Timing your bespoke millinery order
A bespoke piece should never be left to the last minute, especially if the event is high profile or the outfit is still being finalized. The best commissions allow time for consultation, design development, sourcing, and fitting. If your dress is being custom made, your millinery should be considered alongside it rather than after it.
This is particularly true when exact color matching is required. Fabric swatches help, but final decisions are strongest when the overall look can be assessed together. The goal is not for the hat to disappear into the outfit, nor to overpower it. The goal is harmony with distinction.
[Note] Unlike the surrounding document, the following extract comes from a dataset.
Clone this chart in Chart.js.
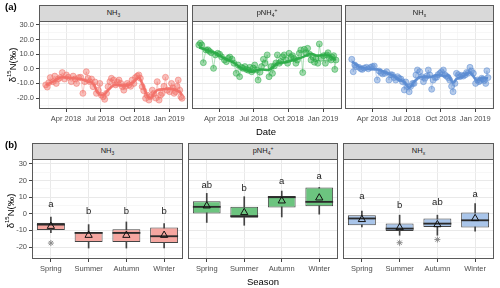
<!DOCTYPE html>
<html><head><meta charset="utf-8">
<script src="https://cdn.jsdelivr.net/npm/chart.js@4.4.1/dist/chart.umd.min.js"></script>
<style>
body{margin:0;background:#fff;font-family:"Liberation Sans",Arial,sans-serif;}
#wrap{position:relative;width:500px;height:288px;overflow:hidden;background:#fff}
canvas{position:absolute;left:0;top:0}
.strip{position:absolute;background:#d9d9d9;border:1px solid #5a5a5a;box-sizing:border-box;font-size:7.5px;color:#1a1a1a;text-align:center;line-height:14px}
.strip sub{font-size:5px;vertical-align:-1.5px;line-height:0}
.strip sup{font-size:5px;vertical-align:3px;line-height:0}
.plab{position:absolute;font-weight:bold;font-size:9.5px;color:#000}
.atitle{position:absolute;font-size:9.5px;color:#000;white-space:nowrap;transform:translate(-50%,-50%)}
.ytitle{position:absolute;font-size:9.5px;color:#000;white-space:nowrap;transform:translate(-50%,-50%) rotate(-90deg)}
</style></head>
<body><div id="wrap"></div>
<script>
// ---------- DATA ----------
// sampling dates as day number (0 = 1 Jan 2018)
const seriesDays = [36,40,44,48,55,60,64,69,75,80, 86,91,96,104,109,114,118,124,129,135,
  140,144,149,153,158,162,167,171,176,180, 184,189,193,198,202,207,211,217,222,227,
  231,236,240,244,249,253,258,262,266,271, 275,280,284,288,293,297,302,306,311,315,
  320,324,329,333,338,342,346,351,355,360, 366,371,375,378,382,386,389,393,396,399];
const nh3Values = [-11,-12.5,-9.5,-6,-8.8,-5,-10,-7,-6,-2.6, -7,-4.2,-5.8,-8.8,-5,-7,-10,-6,-5.8,-16.8,
  -8.8,-2,-6.5,-8.8,-7,-12.2,-9,-16.8,-14.6,-10, -18,-19.1,-20.9,-16.8,-12.2,-8.8,-6.5,-7.7,-11,-9,
  -7.7,-10,-12.2,-14.6,-12,-10,-11,-12,-7.7,-10, -6,-4.9,-4.2,-6.5,-12.2,-15,-20.2,-18,-21.4,-19.1,
  -14.6,-17,-20,-8.8,-21.4,-18,-16.8,-12,-5.8,-14.6, -15.7,-10,-13,-16.8,-15.7,-12,-7.7,-14.6,-19.1,-20.2];
const pnh4Values = [16.3,17.5,16.3,4.2,12.9,13,12,11,0.3,9.5, 10.6,10,8.2,6,4.9,7.2,8,6.5,3.8,-3.1,
  2.6,-5.4,1,0.3,1.5,-0.4,-1,1,-2,0.5, 2.6,-0.8,-7.7,-2.3,1.5,6.5,3.8,9.5,-5.4,1.5,
  -3.1,2,4,9.5,3.8,5,8.2,9.5,6,3.8, 10.6,8,9,7,3.8,6,10.6,12.9,-2.6,13.3,
  11,14,10,6,8,4.5,7,3.8,17,7.2, 9,3.8,9.5,11,7.2,6,8,9,-0.4,6];
const nhxValues = [6.5,-2,2.6,1.5,1,0,-0.4,0.5,1,0, 1,1.5,1.9,-7.7,-1.5,-2.6,-3.5,-3.1,-2,-7.7,
  -4,-4.2,-6,-7.7,-5.4,-6.5,-7,-8.8,-14.5,-9, -12.2,-15.7,-12,-10,-10,-4.2,-0.8,-2,-5.4,-8.8,
  -6.5,-5,-0.8,-4.2,-14,-7.7,-6,-5.8,-4,-3.1, -2,-0.8,-4,-5,-6,-7.7,-12,-15.7,-10,-3.1,
  -4,-5.4,-4.5,-5,-4.2,-2.5,-3,1,-1.5,-3.1, -10,-7.7,-8.8,-8,-6.5,-7,-8,-10,-1.3,-6];
const trendDays = [37,55,78,104,131,149,162,176,189,202,220,245,266,284,293,306,315,324,333,350,370,382,393,399];
const nh3Trend  = [-11,-8.8,-5.8,-6.3,-7.2,-8.8,-10,-16.8,-18,-14.6,-11,-11.5,-10,-6,-10,-18,-20,-17,-14.6,-14,-13.5,-14.6,-15.7,-18];
const pnh4Trend = [14.5,13,11,7.2,3.8,0.3,-0.8,-2,-1,-0.5,-0.8,3.8,4.5,5.8,6.5,7.5,8.5,9.5,10.3,9,9.5,9,7,6];
const nhxTrend  = [5,1.5,0,-0.5,-3,-5,-7.5,-9,-13,-9,-5.5,-5.5,-4.2,-5,-4.5,-9.5,-7,-6,-5,-2.6,-7.7,-6.5,-6.5,-6.5];

const dateTickDays = [90,181,273,365];
const dateTickLabels = ['Apr 2018','Jul 2018','Oct 2018','Jan 2019'];
const dateMinorDays = [44.5,135.5,227,319,410.5];
const yMajorTicks = [-20,-10,0,10,20,30];
const yMinorTicks = [-25,-15,-5,5,15,25];

const seasons = ['Spring','Summer','Autumn','Winter'];
const nh3Lo   = [-11.3,-20.6,-20.6,-20.6];
const nh3Q1   = [-9.7,-17,-17,-17.6];
const nh3Med  = [-6.5,-11.5,-11.5,-13.5];
const nh3Q3   = [-5.5,-10.9,-9.3,-8.3];
const nh3Hi   = [-1.9,-6.5,-4.9,-5.9];
const nh3Mean = [-7.5,-12.9,-12.9,-12.9];
const nh3Out  = [-17.6,null,null,null];
const nh3Letters = ['a','b','b','b'];
const nh3LetterY = [5.8,1.2,1.2,1.2];

const pnh4Lo   = [-5.2,-6.9,-1.9,-0.2];
const pnh4Q1   = [0.2,-2.4,3.8,4.6];
const pnh4Med  = [4.2,-1.4,10.0,7.2];
const pnh4Q3   = [7.6,4.2,10.7,15.9];
const pnh4Hi   = [12.3,10.3,13.7,15.9];
const pnh4Mean = [4.8,0.8,7.8,9.6];
const pnh4Out  = [null,null,null,null];
const pnh4Letters = ['ab','b','a','a'];
const pnh4LetterY = [17.3,15.3,19.3,22.3];

const nhxLo   = [-7.9,-12.9,-12.9,-10.5];
const nhxQ1   = [-6.9,-10.3,-7.9,-8.3];
const nhxMed  = [-2.8,-8.9,-5.9,-3.9];
const nhxQ3   = [-0.8,-5.9,-2.8,0.8];
const nhxHi   = [1.6,-0.8,-0.8,6.2];
const nhxMean = [-3.4,-8.3,-6.5,-2.8];
const nhxOut  = [null,-17.4,-15.5,null];
const nhxLetters = ['a','b','ab','a'];
const nhxLetterY = [10.7,4.8,6.8,11.7];

// ---------- STYLE / LAYOUT ----------
const FONT = '"Liberation Sans", Arial, sans-serif';
Chart.defaults.font.family = FONT;
const W = 500, H = 288;
const colRed = [242,112,104], colGreen = [44,172,72], colBlue = [92,140,210];
const rgba = (c,a)=>`rgba(${c[0]},${c[1]},${c[2]},${a})`;
const topPanels = [[39,21,188,109],[192,21,342,109],[345,21,494,109]];
const botPanels = [[32,159,183,259],[188,159,338,259],[343,159,494,259]];
const wrap = document.getElementById('wrap');

function addDiv(cls, html, style){const d=document.createElement('div');d.className=cls;d.innerHTML=html;Object.assign(d.style,style);wrap.appendChild(d);return d;}
function makeCanvas(){const c=document.createElement('canvas');c.width=W;c.height=H;wrap.appendChild(c);return c;}

const framePlugin = {id:'frame', afterDraw(chart){const a=chart.chartArea,ctx=chart.ctx;ctx.save();ctx.strokeStyle='#5a5a5a';ctx.lineWidth=1;
  ctx.strokeRect(Math.round(a.left)+0.5,Math.round(a.top)+0.5,Math.round(a.right-a.left)-1,Math.round(a.bottom-a.top)-1);ctx.restore();}};
const lettersPlugin = {id:'letters', afterDatasetsDraw(chart,args,opts){ if(!opts.labels) return;
  const xs=chart.scales.x, ys=chart.scales.y, ctx=chart.ctx; ctx.save();
  ctx.font='9.5px '+FONT; ctx.fillStyle='#1a1a1a'; ctx.textAlign='center'; ctx.textBaseline='middle';
  opts.labels.forEach((t,i)=>ctx.fillText(t, xs.getPixelForValue(i), ys.getPixelForValue(opts.ys[i])));
  ctx.restore();}};

const yTickValues = [...yMajorTicks, ...yMinorTicks].sort((a,b)=>a-b);
const isMajorY = v => yMajorTicks.includes(v);
function yAxis(show, width, fmt, min, max){
  return {type:'linear', min, max,
    afterBuildTicks: s=>{ s.ticks = yTickValues.map(v=>({value:v})); },
    afterFit: s=>{ s.width = width; },
    border:{display:false},
    grid:{color:c=>c.tick&&isMajorY(c.tick.value)?'#e9e9e9':'#f3f3f3',
          lineWidth:c=>c.tick&&isMajorY(c.tick.value)?1:0.7,
          drawTicks:show, tickLength:3,
          tickColor:c=>c.tick&&isMajorY(c.tick.value)?'#444':'rgba(0,0,0,0)'},
    ticks:{display:show, autoSkip:false, padding:2, color:'#4d4d4d', font:{size:7.5},
          callback:v=>isMajorY(v)?fmt(v):''}
  };
}
function padFor(p, yW, xH){ return {left:p[0]-yW, top:p[1], right:W-p[2], bottom:H-p[3]-xH}; }

// ---------- TOP ROW: time series ----------
const topSeries = [
  {vals:nh3Values, trend:nh3Trend, col:colRed},
  {vals:pnh4Values, trend:pnh4Trend, col:colGreen},
  {vals:nhxValues, trend:nhxTrend, col:colBlue}];
const dateTickAll = [...dateTickDays, ...dateMinorDays].sort((a,b)=>a-b);
topSeries.forEach((s,k)=>{
  const p = topPanels[k]; const yW = k===0?39:0;
  new Chart(makeCanvas(), {
    type:'line',
    data:{datasets:[
      {data:trendDays.map((d,i)=>({x:d,y:s.trend[i]})), borderColor:rgba(s.col,0.95), borderWidth:2.6,
       pointRadius:0, tension:0.3, cubicInterpolationMode:'monotone', order:1},
      {data:seriesDays.map((d,i)=>({x:d,y:s.vals[i]})), borderColor:rgba(s.col,0.45), borderWidth:0.8,
       pointRadius:3, pointBackgroundColor:rgba(s.col,0.45), pointBorderColor:rgba(s.col,0.5), pointBorderWidth:1, order:2}
    ]},
    options:{responsive:false, devicePixelRatio:1, animation:false,
      layout:{padding:padFor(p,yW,16)},
      plugins:{legend:{display:false}, tooltip:{enabled:false}},
      scales:{
        x:{type:'linear', min:18, max:415,
          afterBuildTicks:sc=>{ sc.ticks = dateTickAll.map(v=>({value:v})); },
          afterFit:sc=>{ sc.height = 16; },
          border:{display:false},
          grid:{color:c=>c.tick&&dateTickDays.includes(c.tick.value)?'#e9e9e9':'#f3f3f3',
                lineWidth:c=>c.tick&&dateTickDays.includes(c.tick.value)?1:0.7,
                tickLength:3, tickColor:c=>c.tick&&dateTickDays.includes(c.tick.value)?'#444':'rgba(0,0,0,0)'},
          ticks:{autoSkip:false, maxRotation:0, minRotation:0, padding:2, color:'#4d4d4d', font:{size:7.5},
                 callback:v=>{const i=dateTickDays.indexOf(v); return i>=0?dateTickLabels[i]:'';}}},
        y:yAxis(k===0, yW, v=>v.toFixed(1), -27.5, 32.7)
      }},
    plugins:[framePlugin]
  });
});

// ---------- BOTTOM ROW: box plots ----------
const boxSets = [
  {lo:nh3Lo,q1:nh3Q1,med:nh3Med,q3:nh3Q3,hi:nh3Hi,mean:nh3Mean,out:nh3Out,letters:nh3Letters,ly:nh3LetterY,fill:'#f5a6a0'},
  {lo:pnh4Lo,q1:pnh4Q1,med:pnh4Med,q3:pnh4Q3,hi:pnh4Hi,mean:pnh4Mean,out:pnh4Out,letters:pnh4Letters,ly:pnh4LetterY,fill:'#6cc47f'},
  {lo:nhxLo,q1:nhxQ1,med:nhxMed,q3:nhxQ3,hi:nhxHi,mean:nhxMean,out:nhxOut,letters:nhxLetters,ly:nhxLetterY,fill:'#a9c5ea'}];
boxSets.forEach((b,k)=>{
  const p = botPanels[k]; const yW = k===0?32:0;
  new Chart(makeCanvas(), {
    type:'bar',
    data:{labels:seasons, datasets:[
      {type:'line', data:b.out, showLine:false, pointStyle:'star', pointRadius:3, borderColor:'#8a8a8a', pointBorderColor:'#8a8a8a', pointBorderWidth:1, order:1},
      {type:'line', data:b.mean, showLine:false, pointStyle:'triangle', pointRadius:4.2, pointBackgroundColor:'rgba(0,0,0,0)', pointBorderColor:'#111', pointBorderWidth:1, order:2},
      {data:b.med.map(m=>[m-0.55,m+0.55]), backgroundColor:'#2b2b2b', borderWidth:0, grouped:false, barPercentage:0.74, categoryPercentage:1, order:3},
      {data:b.q1.map((q,i)=>[q,b.q3[i]]), backgroundColor:b.fill, borderColor:'#444', borderWidth:1, borderSkipped:false, grouped:false, barPercentage:0.74, categoryPercentage:1, order:4},
      {data:b.lo.map((l,i)=>[l,b.hi[i]]), backgroundColor:'#444', borderWidth:0, grouped:false, barThickness:1, order:5}
    ]},
    options:{responsive:false, devicePixelRatio:1, animation:false,
      layout:{padding:padFor(p,yW,16)},
      plugins:{legend:{display:false}, tooltip:{enabled:false}, letters:{labels:b.letters, ys:b.ly}},
      scales:{
        x:{type:'category', offset:true, afterFit:sc=>{ sc.height = 16; },
           border:{display:false},
           grid:{offset:false, color:'#e9e9e9', tickLength:3, tickColor:'#444'},
           ticks:{autoSkip:false, maxRotation:0, minRotation:0, padding:2, color:'#4d4d4d', font:{size:7.5}}},
        y:yAxis(k===0, yW, v=>String(v), -27.2, 33)
      }},
    plugins:[framePlugin, lettersPlugin]
  });
});

// ---------- TEXT: strips, panel tags, axis titles ----------
const stripTexts = ['NH<sub>3</sub>','pNH<sub>4</sub><sup>+</sup>','NH<sub>x</sub>'];
topPanels.forEach((p,k)=>addDiv('strip', stripTexts[k], {left:p[0]+'px', top:'5px', width:(p[2]-p[0])+'px', height:'17px'}));
botPanels.forEach((p,k)=>addDiv('strip', stripTexts[k], {left:p[0]+'px', top:'143px', width:(p[2]-p[0])+'px', height:'17px'}));
addDiv('plab','(a)',{left:'5px', top:'1px'});
addDiv('plab','(b)',{left:'5px', top:'139px'});
addDiv('ytitle','δ<sup style="font-size:6px">15</sup>N(‰)',{left:'12px', top:'65px'});
addDiv('ytitle','δ<sup style="font-size:6px">15</sup>N(‰)',{left:'10px', top:'211px'});
addDiv('atitle','Date',{left:'266px', top:'131px'});
addDiv('atitle','Season',{left:'263px', top:'281px'});
</script>
</body></html>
If timing is tight, a designer collection piece with bespoke adjustments can sometimes be the wiser route. That is one of the useful nuances clients often overlook. Bespoke is not automatically the best choice in every circumstance. If the event is close and a ready-to-wear shape already suits the outfit beautifully, refining that piece may deliver a more polished result than rushing a fully custom design.
Why a bespoke commission feels different
What clients remember is not only the final hat but the assurance that comes with wearing something made specifically for them. The piece sits correctly. It complements rather than compromises the outfit. It reflects the tone of the occasion and the wearer's own sense of style. That confidence is visible.
For women who attend major social and ceremonial events, bespoke millinery is often less about novelty and more about standards. It is the difference between dressing for an event and being fully prepared for it. A couture hat or headpiece carries craftsmanship, individuality, and discretion in equal measure.
At its best, bespoke millinery offers more than adornment. It provides clarity. When every detail has been considered, getting dressed becomes wonderfully simple - and that is a luxury in itself.